No dia 2 de abril, o site ThereIsNews.com estampou no alto da página a seguinte manchete: “Papa Francisco cancela a Bíblia e propõe a criação de um novo livro sagrado”. O texto, escrito em inglês, levava a etiqueta de “breaking news”, aquela usada pelos telejornais quando colocam no ar uma notícia bombástica, e ainda contava com uma versão completinha em espanhol. A “notícia”, de autoria do “repórter” Sr. Lobo, “informava” que o Pontífice havia surpreendido o mundo inteiro ao dizer que a Bíblia era um documento ultrapassado e que precisava ser revisto. “Contava” ainda que o Papa faria uma reunião com a cúpula da igreja católica nos próximos dias e que, nos bastidores, o novo documento já havia sido batizado como “Bíblia 2000”.
Até o último sábado (26) as versões em inglês e espanhol dessa “notícia” continuavam disponíveis para leitura na internet. Segundo o CrowdTangle, ferramenta do Facebook capaz de medir a popularidade de uma URL nas redes sociais, os dois links somados já tinham sido postados por 67 páginas no Facebook e já colecionavam mais de 26 mil interações (curtidas, compartilhamentos e comentários) apenas nesta rede social. Entre elas, havia centenas de postagens raivosas do tipo “Tirem esse demônio do Vaticano!” ou “[Esse Papa] É uma vergonha para a igreja católica. Deve ser deposto!”. Todas iniciando longas discussões sobre o caráter e a real capacidade de Francisco para liderar a igreja católica.
Pouquíssimos foram os leitores desse material que se deram ao trabalho de navegar pelo site que havia produzido aquela “informação” e constatar que o ThereIsNews.com – assim como o HayNoticia.es, responsável pelo texto em espanhol – se posiciona como “uma página de humor, cujo propósito é divertir”. Que diz claramente que “seu conteúdo é ficção e não corresponde à realidade”. Ou seja, que qualquer “notícia” por eles postada não tem qualquer verossimilhança. Não é uma notícia. Pouquíssimos, no entanto, foram os leitores que pararam para respirar diante daquela “breaking news” e decidiram investigar mais sobre seus autores antes de compartilhar o conteúdo na internet. Seguiram a manada do “na dúvida, compartilhei”.

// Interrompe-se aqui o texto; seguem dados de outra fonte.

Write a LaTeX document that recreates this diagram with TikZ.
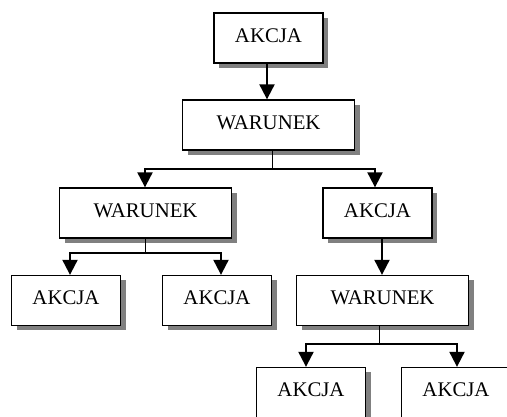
\documentclass[tikz,border=0pt]{standalone}
\usepackage{fontspec}
\setmainfont{Liberation Serif}
\usetikzlibrary{arrows.meta,shadows}
\begin{document}
\begin{tikzpicture}[x=1pt,y=-1pt,
  box/.style={draw=black,line width=1.3pt,fill=white,rectangle,inner sep=0pt,
    minimum height=50pt,text height=14pt,text depth=5pt,
    font=\fontsize{20.8pt}{24pt}\selectfont,
    drop shadow={shadow xshift=5pt,shadow yshift=-5pt,fill=black!50,opacity=1}},
  akcja/.style={box,minimum width=109pt},
  warunek/.style={box,minimum width=172pt},
  arr/.style={line width=2pt,-{Triangle[width=15pt,length=15pt]}},
  stem/.style={line width=1pt}]
\useasboundingbox (0,0) rectangle (507,417);
\clip (0,0) rectangle (507,417);
\node[akcja]   (A1) at (268.5,38) {AKCJA};
\node[warunek] (W1) at (268.5,125) {WARUNEK};
\node[warunek] (W2) at (145.5,213) {WARUNEK};
\node[akcja]   (A2) at (377.5,213) {AKCJA};
\node[akcja]   (A3) at (66,300.5) {AKCJA};
\node[akcja]   (A4) at (217,300.5) {AKCJA};
\node[warunek] (W3) at (382.5,300.5) {WARUNEK};
\node[akcja]   (A5) at (311,392.5) {AKCJA};
\node[akcja]   (A6) at (456,392.5) {AKCJA};
\coordinate (b1) at (272,169);
\coordinate (b2) at (145,253);
\coordinate (b3) at (379,344);
% connectors
\draw[arr] ([xshift=-1.5pt]A1.south) -- ([xshift=-1.5pt]W1.north);
\draw[stem] (W1.south -| b1) -- (b1);
\draw[arr] (b1) -| ([xshift=-0.5pt]W2.north);
\draw[arr] (b1) -| ([xshift=-2.5pt]A2.north);
\draw[stem] (W2.south -| b2) -- (b2);
\draw[arr] (b2) -| ([xshift=4pt]A3.north);
\draw[arr] (b2) -| ([xshift=4pt]A4.north);
\draw[arr] ([xshift=4.5pt]A2.south) -- ([xshift=4.5pt]A2.south |- W3.north);
\draw[stem] (W3.south -| b3) -- (b3);
\draw[arr] (b3) -| ([xshift=-5pt]A5.north);
\draw[arr] (b3) -| ([xshift=1pt]A6.north);
\end{tikzpicture}
\end{document}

E essa obviamente não foi a primeira – nem muito menos – a última notícia falsa (ou brincadeira levada a sério por muitos) envolvendo o Papa. Há casos hilários que revelam a ingenuidade ou a pré-disposição dos seres humanos a não refletir sobre aquilo que recebem.
Santo merengue?
Em novembro do ano passado, um vídeo postado no Youtube “mostrava” Francisco dançando merengue na Colômbia. A gravação, que exibia um senhor sacolejando, teve mais de 150 mil visualizações desde então e – como não poderia deixar de ser – suscitou ódio e ira contra o líder da igreja católica. Foi preciso que o site Snopes.com, que faz checagem de fatos nos Estados Unidos e é membro da International Fact-checking Network (rede da qual a Agência Lupa também faz parte), entrasse na história e a classificasse como falsa. A análise dos checadores mostrou que o vídeo era apenas de um homem parecido com o argentino Jorge Mario Bergoglio que havia se fantasiado de Papa para curtir um merengue. Nada mais.
São “notícias” como essas duas que levaram os jornalistas italianos Nello Scavo e Roberto Beretta a escrever o livro “Fake Pope” que acaba de ser lançado na Itália pela editora San Paolo. Na obra, os dois falam sobre 80 fake news contra Francisco, revelando que nem o Papa está livre dessa praga.
Na obra, há uma série de fotos falsas que circulam pelos rincões da internet e que merecem atenção. Numa delas, por exemplo, o Papa aparece em primeiro plano supostamente emanando uma sombra diabólica, com chifres e tudo, contra uma coluna de mármore à sua esquerda. Para evidenciar a manipulação, os jornalistas localizaram a imagem real e indicaram como a alteração havia sido feita.
Segundo a crítica do jornal italiano LaStampa, Scavo e Beretta, reconhecidos por cobrir a vida eclesiástica há anos, acertaram em cheio ao se debruçar sobre as fake news do Papa. “Fake Pope”, ainda sem tradução para o português, é “um livro fácil de ler com um valor documental objetivo e inegável”.
*Este texto foi publicado pelo site da revista Época em 28 de maio de 2018.